The engineering team, comprised of several specialties, of a high tech firm was in disarray, morale problems were high, performance suffered, and retention was a major question. The business environment was difficult and the product was late.
Before
The Attempted Solutions before calling Steven Feinberg, Inc: The CEO and VP of Engineering attempted to provide the engineers with interesting technical problems, social events to celebrate small wins and tried to respond to many requests to keep them happy. Things didn’t improve. The CEO and VP of Engineering requested a team-building exercise to improve morale hoping that would turn things around in the organization.
After
An initial assessment was performed and feedback provided to the CEO. The business climate was growing worse, the engineers had serious personality conflicts with each other, distrust, finger pointing and blame were the everyday realities. The recommendation was counter to what the executives expected.
First, the CEO was surprised when we advised them to not spend the money on the team-building exercise for the divisive group of engineers. As a general rule, it is important to hear what employees’ concerns are and engineers are usually very smart and insightful into the people issues even if they are not very skillful at dealing with the conflicts. However, the executives were being over-accommodating, bending over backwards with an open door policy that the engineers misused. Whenever they didn’t get their way, they would run to the next open door amongst the executives until someone would take up their cause whether or not it made good business or organizational sense. We advised the entire executive staff to stop taking up the individual causes and have the employees speak to one key executive when they had a complaint.

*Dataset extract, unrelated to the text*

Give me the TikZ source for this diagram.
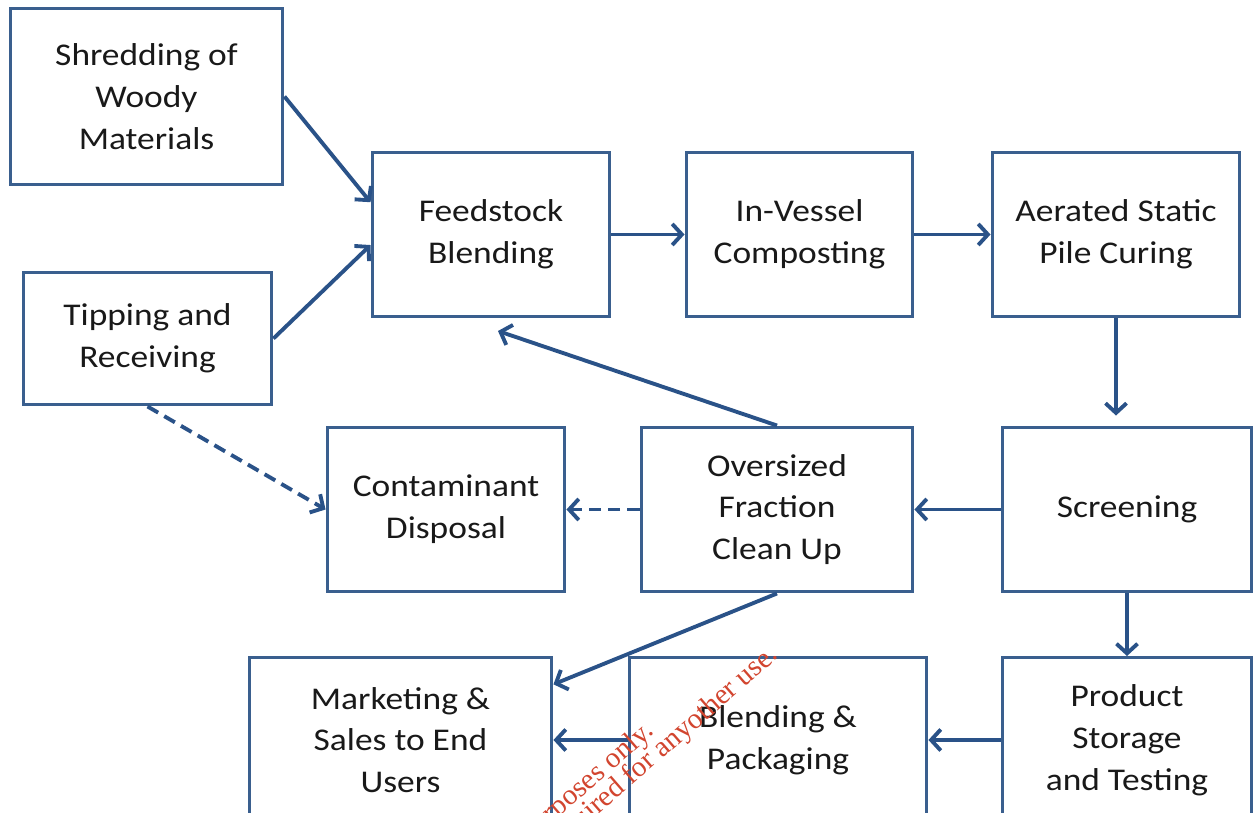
\documentclass[tikz,border=0pt]{standalone}
\usepackage{fontspec}
\setmainfont{Carlito}[FakeStretch=1.12]
\newfontfamily\markfont{Liberation Serif}
\usetikzlibrary{arrows.meta}

\definecolor{boxblue}{HTML}{3A5F8E}
\definecolor{arrowblue}{HTML}{2A5288}
\definecolor{markred}{HTML}{D2452F}

\tikzset{
  box/.style={draw=boxblue, line width=1.7pt, fill=white, align=center,
    inner sep=0pt, minimum height=3.3cm, text=black!90,
    font=\fontsize{18}{23.8}\selectfont},
  flow/.style={draw=arrowblue, line width=2.2pt,
    -{Straight Barb[length=5.5pt,width=12pt]}},
  dashflow/.style={flow, dash pattern=on 7pt off 4pt},
  stamp/.style={rotate=41, anchor=base east, text=markred,
    font=\markfont\fontsize{16.5}{18}\selectfont}
}

\begin{document}
\begin{tikzpicture}[x=0.02cm, y=-0.02cm]
    \useasboundingbox (0,0) rectangle (1258,813);

    % Top row
    \node[box, minimum width=5.46cm, minimum height=3.54cm] (shred) at (146.5,96.5) {\raisebox{4pt}{\parbox{5cm}{\centering Shredding of\\Woody\\Materials}}};
    \node[box, minimum width=4.98cm, minimum height=2.66cm] (tip) at (147.5,338.5) {Tipping and\\Receiving};
    \node[box, minimum width=4.76cm] (feed) at (491,234.5) {Feedstock\\Blending};
    \node[box, minimum width=4.54cm] (vessel) at (799.5,234.5) {In-Vessel\\Composting};
    \node[box, minimum width=4.96cm] (curing) at (1116,234.5) {Aerated Static\\Pile Curing};

    % Middle row
    \node[box, minimum width=4.76cm] (contam) at (446,509.5) {Contaminant\\Disposal};
    \node[box, minimum width=5.44cm] (oversize) at (777,509.5) {Oversized\\Fraction\\Clean Up};
    \node[box, minimum width=5.00cm] (screen) at (1127,509.5) {Screening};

    % Bottom row (cut at the lower edge)
    \node[box, minimum width=6.06cm] (market) at (400.5,740) {Marketing \&\\Sales to End\\Users};
    \node[box, minimum width=5.96cm] (pack) at (778,740) {Blending \&\\Packaging};
    \node[box, minimum width=5.00cm] (store) at (1127,740) {\raisebox{8pt}{\parbox{5cm}{\centering Product\\Storage\\and Testing}}};

    % Main flow
    \draw[flow] (shred.east) -- (feed.165);
    \draw[flow] (tip.east) -- (feed.185);
    \draw[flow] (feed.east) -- (vessel.west);
    \draw[flow] (vessel.east) -- (curing.west);
    \draw[flow, shorten >=10*0.02cm] (curing.south) -- (curing.south |- screen.north);
    \draw[flow] (screen.west) -- (oversize.east);
    \draw[flow] (screen.south) -- (store.north);
    \draw[flow] (store.west) -- (pack.east);
    \draw[flow] (pack.west) -- (market.east);

    % Oversized material back to blending and out to market
    \coordinate (feedin) at (498,331);
    \draw[flow] (oversize.north) -- (feedin);
    \draw[flow] (oversize.south) -- (market.20);

    % Contaminants
    \draw[dashflow] (tip.south) -- (contam.west);
    \draw[dashflow] (oversize.west) -- (contam.east);

    % Watermark
    \node[stamp] (stamp1) at (660,729) {rposes only.};
    \node[stamp] (stamp2) at (784,653) {uired for anyother use.};
\end{tikzpicture}
\end{document}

In addition, we pointed out that although they hadn’t said they were going to leave, we predicted they were all going to leave in a few months. Therefore, it would be a waste of time, money, and attention cycles to invest in a team-building exercise. In fact, as predicted, they did all leave within 6 months. The CEO said it was good sound advice–not to throw good money after a bad situation and then requested that we do other work that contributed to the organization.